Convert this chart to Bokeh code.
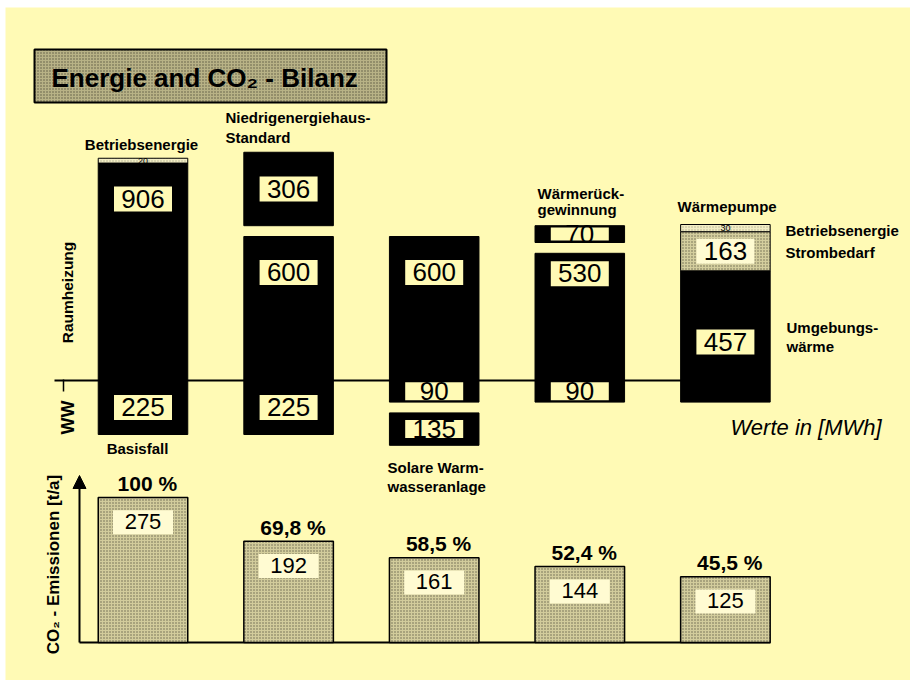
import math
from bokeh.plotting import figure
from bokeh.models import Range1d, Arrow, NormalHead
from bokeh.core.properties import value
from bokeh.embed import file_html
from bokeh.resources import INLINE

# ---------------- data ----------------
szenarien = ["Basisfall", "Niedrigenergiehaus-Standard", "Solare Warmwasseranlage",
             "Wärmerückgewinnung", "Wärmepumpe"]
raumheizung = [906, 600, 600, 530, 457]        # MWh (Wärmepumpe: Umgebungswärme)
warmwasser = [225, 225, 90, 90, 90]            # MWh
betriebsenergie = [20, 0, 0, 0, 30]            # MWh
strombedarf = [0, 0, 0, 0, 163]                # MWh
einsparung_rh = [0, 306, 0, 70, 0]             # abgetrennter Block oben
einsparung_ww = [0, 0, 135, 0, 0]              # abgetrennter Block unten
co2_emission = [275, 192, 161, 144, 125]       # t/a
co2_prozent = ["100 %", "69,8 %", "58,5 %", "52,4 %", "45,5 %"]

# ---------------- layout helpers (page px -> data) ----------------
BG = "#FFFAB5"
FONT = value("Liberation Sans")


def X(px):
    return (px - 142.5) / 145.6


def Y(py):
    return (380 - py) / 0.24


def Y2(py):
    return (642 - py) / 0.527


p = figure(width=910, height=680, output_backend="svg", toolbar_location=None,
           x_range=Range1d(X(5), X(910)), y_range=Range1d(Y(680), Y(7)),
           x_axis_location=None, y_axis_location=None,
           min_border_left=5, min_border_top=7, min_border_right=0, min_border_bottom=0,
           background_fill_color=BG, border_fill_color="white", outline_line_color=None)
p.extra_y_ranges = {"co2": Range1d(Y2(680), Y2(7))}
p.grid.visible = False


def txt(x, y, s, size, style="bold", align="left", angle=0.0, rn="default", color="black"):
    p.text(x=[x], y=[y], text=[s], text_font=FONT, text_font_size=f"{size}px",
           text_font_style=style, text_align=align, text_baseline="middle",
           angle=angle, text_color=color, y_range_name=rn)


xs = list(range(len(szenarien)))
BW = 0.615
GAP = 45
STIP = dict(hatch_pattern="dot", hatch_color="black", hatch_alpha=0.5,
            hatch_scale=3, hatch_weight=1)

# ---------------- title ----------------
p.quad(left=[X(34)], right=[X(386)], top=[Y(49)], bottom=[Y(102)],
       fill_color="#B8B286", line_color="black", line_width=2, **STIP)
txt(X(51), Y(77), "Energie and CO₂ - Bilanz", 26)

# ---------------- energy chart ----------------
p.segment(x0=[X(54)], y0=[0], x1=[X(681)], y1=[0], line_color="black", line_width=2)
p.segment(x0=[X(63)], y0=[Y(379)], x1=[X(63)], y1=[Y(391)], line_color="black", line_width=1.5)

p.vbar(x=xs, bottom=[-w for w in warmwasser], top=raumheizung, width=BW,
       fill_color="black", line_color="black")

i_rh = [i for i, e in enumerate(einsparung_rh) if e > 0]
p.vbar(x=i_rh, bottom=[raumheizung[i] + GAP for i in i_rh],
       top=[raumheizung[i] + GAP + einsparung_rh[i] for i in i_rh],
       width=BW, fill_color="black", line_color="black")

i_ww = [i for i, e in enumerate(einsparung_ww) if e > 0]
p.vbar(x=i_ww, top=[-warmwasser[i] - GAP for i in i_ww],
       bottom=[-warmwasser[i] - GAP - einsparung_ww[i] for i in i_ww],
       width=BW, fill_color="black", line_color="black")

i_sb = [i for i, s in enumerate(strombedarf) if s > 0]
p.vbar(x=i_sb, bottom=[raumheizung[i] for i in i_sb],
       top=[raumheizung[i] + strombedarf[i] for i in i_sb],
       width=BW, fill_color="#D4CE9E", line_color="black", line_width=1, **STIP)

i_be = [i for i, b in enumerate(betriebsenergie) if b > 0]
p.vbar(x=i_be, bottom=[raumheizung[i] + strombedarf[i] for i in i_be],
       top=[raumheizung[i] + strombedarf[i] + betriebsenergie[i] for i in i_be],
       width=BW, fill_color="#F2EDC4", line_color="black", line_width=1,
       hatch_pattern="dot", hatch_color="black", hatch_alpha=0.25, hatch_scale=3)
for i in i_be:
    txt(i, raumheizung[i] + strombedarf[i] + betriebsenergie[i] / 2,
        str(betriebsenergie[i]), 9, style="normal", align="center")

# value boxes
boxes = []  # (x, y, text, value, fill)
rh_label_y = [raumheizung[i] - 150 for i in range(3)] + [raumheizung[3] - 85,
                                                          raumheizung[4] * 0.35]
for i in xs:
    boxes.append((i, rh_label_y[i], str(raumheizung[i]), raumheizung[i], BG))
for i in range(4):
    boxes.append((i, -warmwasser[i] / 2, str(warmwasser[i]), warmwasser[i], BG))
for i in i_rh:
    boxes.append((i, raumheizung[i] + GAP + einsparung_rh[i] / 2,
                  str(einsparung_rh[i]), einsparung_rh[i], BG))
for i in i_ww:
    boxes.append((i, -warmwasser[i] - GAP - einsparung_ww[i] / 2,
                  str(einsparung_ww[i]), einsparung_ww[i], BG))
for i in i_sb:
    boxes.append((i, raumheizung[i] + strombedarf[i] / 2, str(strombedarf[i]),
                  strombedarf[i], "#FFFBD2"))


def box_h(v):
    return 25 if v >= 150 else (18 if v >= 90 else 13)


p.rect(x=[b[0] for b in boxes], y=[b[1] for b in boxes], width=58,
       height=[box_h(b[3]) for b in boxes], width_units="screen", height_units="screen",
       fill_color=[b[4] for b in boxes], line_color=None)
p.text(x=[b[0] for b in boxes], y=[b[1] + 1 for b in boxes], text=[b[2] for b in boxes],
       text_font=FONT, text_font_size="26px", text_align="center", text_baseline="middle",
       text_color="black")

# energy chart labels
wp = 4
wp_top = raumheizung[wp] + strombedarf[wp] + betriebsenergie[wp]
txt(X(141), Y(144), "Betriebsenergie", 15, align="center")
txt(X(225), Y(117), "Niedrigenergiehaus-", 15)
txt(X(225), Y(137), "Standard", 15)
txt(X(137), Y(448), "Basisfall", 15, align="center")
txt(X(387), Y(467), "Solare Warm-", 15)
txt(X(387), Y(486), "wasseranlage", 15)
txt(X(537), Y(193), "Wärmerück-", 15)
txt(X(537), Y(209), "gewinnung", 15)
txt(X(677), wp_top + 18 / 0.24, "Wärmepumpe", 15)
txt(X(785), raumheizung[wp] + strombedarf[wp] + betriebsenergie[wp] / 2 - 2 / 0.24,
    "Betriebsenergie", 15)
txt(X(785), raumheizung[wp] + strombedarf[wp] - 21 / 0.24, "Strombedarf", 15)
txt(X(786), Y(327), "Umgebungs-", 15)
txt(X(786), Y(346), "wärme", 15)
txt(X(730), Y(427), "Werte in [MWh]", 22, style="italic")
txt(X(67), Y(292), "Raumheizung", 15.5, align="center", angle=math.pi / 2)
txt(X(67), Y(417), "WW", 18, align="center", angle=math.pi / 2)

# ---------------- CO2 chart ----------------
p.segment(x0=[X(79)], y0=[0], x1=[X(770)], y1=[0], line_color="black",
          line_width=2, y_range_name="co2")
p.add_layout(Arrow(end=NormalHead(size=13, fill_color="black", line_color="black"),
                   x_start=X(79), y_start=0, x_end=X(79), y_end=Y2(475),
                   line_width=2, line_color="black", y_range_name="co2"))

p.vbar(x=xs, bottom=0, top=co2_emission, width=BW, y_range_name="co2",
       fill_color="#D2CC9C", line_color="black", line_width=1.5, **STIP)
p.rect(x=xs, y=[v - 47 for v in co2_emission], width=60, height=24,
       width_units="screen", height_units="screen", fill_color="#FFFBD2",
       line_color=None, y_range_name="co2")
p.text(x=xs, y=[v - 46 for v in co2_emission], text=[str(v) for v in co2_emission],
       text_font=FONT, text_font_size="22px", text_align="center",
       text_baseline="middle", y_range_name="co2")
p.text(x=[i + 0.03 for i in xs], y=[v + 27 for v in co2_emission], text=co2_prozent,
       text_font=FONT, text_font_size="21px", text_font_style="bold",
       text_align="center", text_baseline="middle", y_range_name="co2")
txt(X(53), Y2(564), "CO₂ - Emissionen [t/a]", 17, align="center",
    angle=math.pi / 2, rn="co2")

open("out.html", "w").write(file_html(p, INLINE))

■ ■ ■ ■ ■ ■ ■

**REQUIRED WORK:** Return, unchanged, the lines from the first line of the material through the line that holds "from bokeh.resources import INLINE", inclusive, omitting pictures.

**CORRECT ANSWER:**
Convert this chart to Bokeh code.
import math
from bokeh.plotting import figure
from bokeh.models import Range1d, Arrow, NormalHead
from bokeh.core.properties import value
from bokeh.embed import file_html
from bokeh.resources import INLINE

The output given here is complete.